Implementation:InternLM Lmdeploy AttentionReference
| Knowledge Sources | |
|---|---|
| Domains | GPU_Kernels, Attention |
| Last Updated | 2026-02-07 15:00 GMT |
Overview
cuBLAS-based reference attention implementation for validation and debugging, providing unfused Q*K^T and softmax(QK)*V computation with intermediate result access.
Description
The Reference<T> class implements multi-head attention using cuBLAS GEMM operations rather than fused kernels. It is used for correctness verification of the fused attention implementations. The Reshape method allocates internal buffers (mask, QK scores, probabilities, separated Q/K/V) based on problem dimensions.

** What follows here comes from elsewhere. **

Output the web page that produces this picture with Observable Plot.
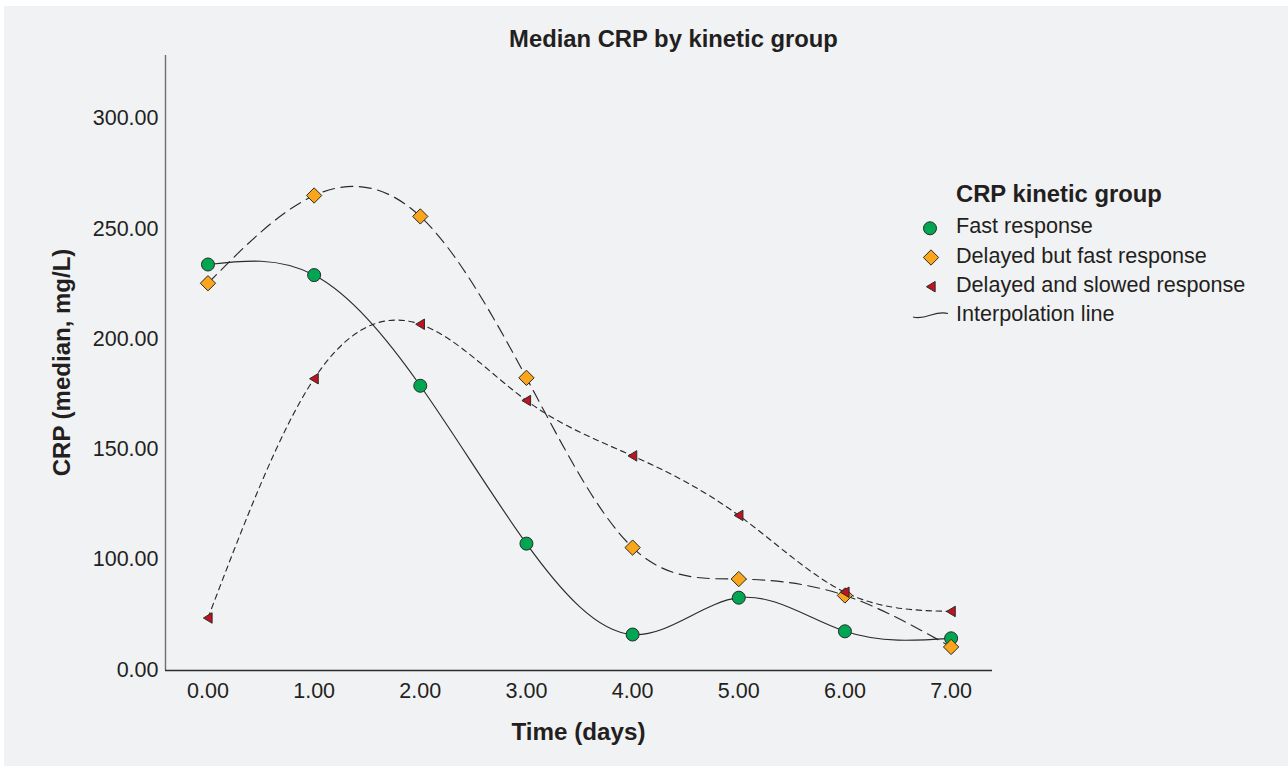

The Execute method runs the full attention pipeline: applies rotary embedding to K via invokeApplyRotaryEmbedding, performs batched Q*K^T GEMM, applies causal masking and softmax, then computes P*V GEMM. Intermediate results (QK scores, probabilities, mask) are accessible via qk(), pr(), and mask() getters for comparison with fused kernel outputs.
Usage
Used in testing and debugging to generate ground-truth attention outputs that can be compared against the fused kernel results. Not used in production inference.
Code Reference
Source Location
- Repository: InternLM_Lmdeploy
- File: src/turbomind/kernels/attention/reference.h
- Lines: 1-82
Signature
namespace turbomind {
template<class T>
void invokeApplyRotaryEmbedding(
T* k_cache, int max_k_len, int head_num, int head_dim,
float rope_base, int rope_dim, int batch_size,
cudaStream_t stream = {});
template<class T>
class Reference {
public:
explicit Reference(cudaStream_t stream);
void Reshape(size_t max_q_len, size_t max_k_len,
size_t head_num, size_t head_dim,
size_t kv_head_num, size_t batch_size,
int window_size);
void Execute(T* output, T* k_cache, T* v_cache,
const T* qkv, const T* qkv_bias,
const T* sinks,
float rope_base, int rope_dim);
const float* qk() const;
const T* pr() const;
const T* mask() const;
private:
cudaStream_t stream_;
cublasHandle_t cublas_;
// Internal buffers for mask, QK scores, probabilities, etc.
};
} // namespace turbomind
Import
#include "src/turbomind/kernels/attention/reference.h"
I/O Contract
Inputs
| Name | Type | Required | Description |
|---|---|---|---|
| output | T* | Yes | Output buffer for attention result |
| k_cache | T* | Yes | Key cache (linear layout) |
| v_cache | T* | Yes | Value cache (linear layout) |
| qkv | const T* | Yes | Packed QKV input tensor |
| qkv_bias | const T* | No | Optional QKV bias |
| rope_base | float | Yes | RoPE base frequency |
| rope_dim | int | Yes | RoPE dimension |
| window_size | int | Yes | Sliding window size |
Outputs
| Name | Type | Description |
|---|---|---|
| output | T* | Computed attention output |
| qk() | const float* | QK attention scores (for debugging) |
| pr() | const T* | Softmax probabilities (for debugging) |
| mask() | const T* | Causal attention mask (for debugging) |
Usage Examples
Reference<half> ref(stream);
ref.Reshape(max_q_len, max_k_len, num_heads, head_dim, num_kv_heads, batch_size, window_size);
ref.Execute(output, k_cache, v_cache, qkv, qkv_bias, sinks, rope_base, rope_dim);
// Compare ref.qk() with fused kernel's QK scores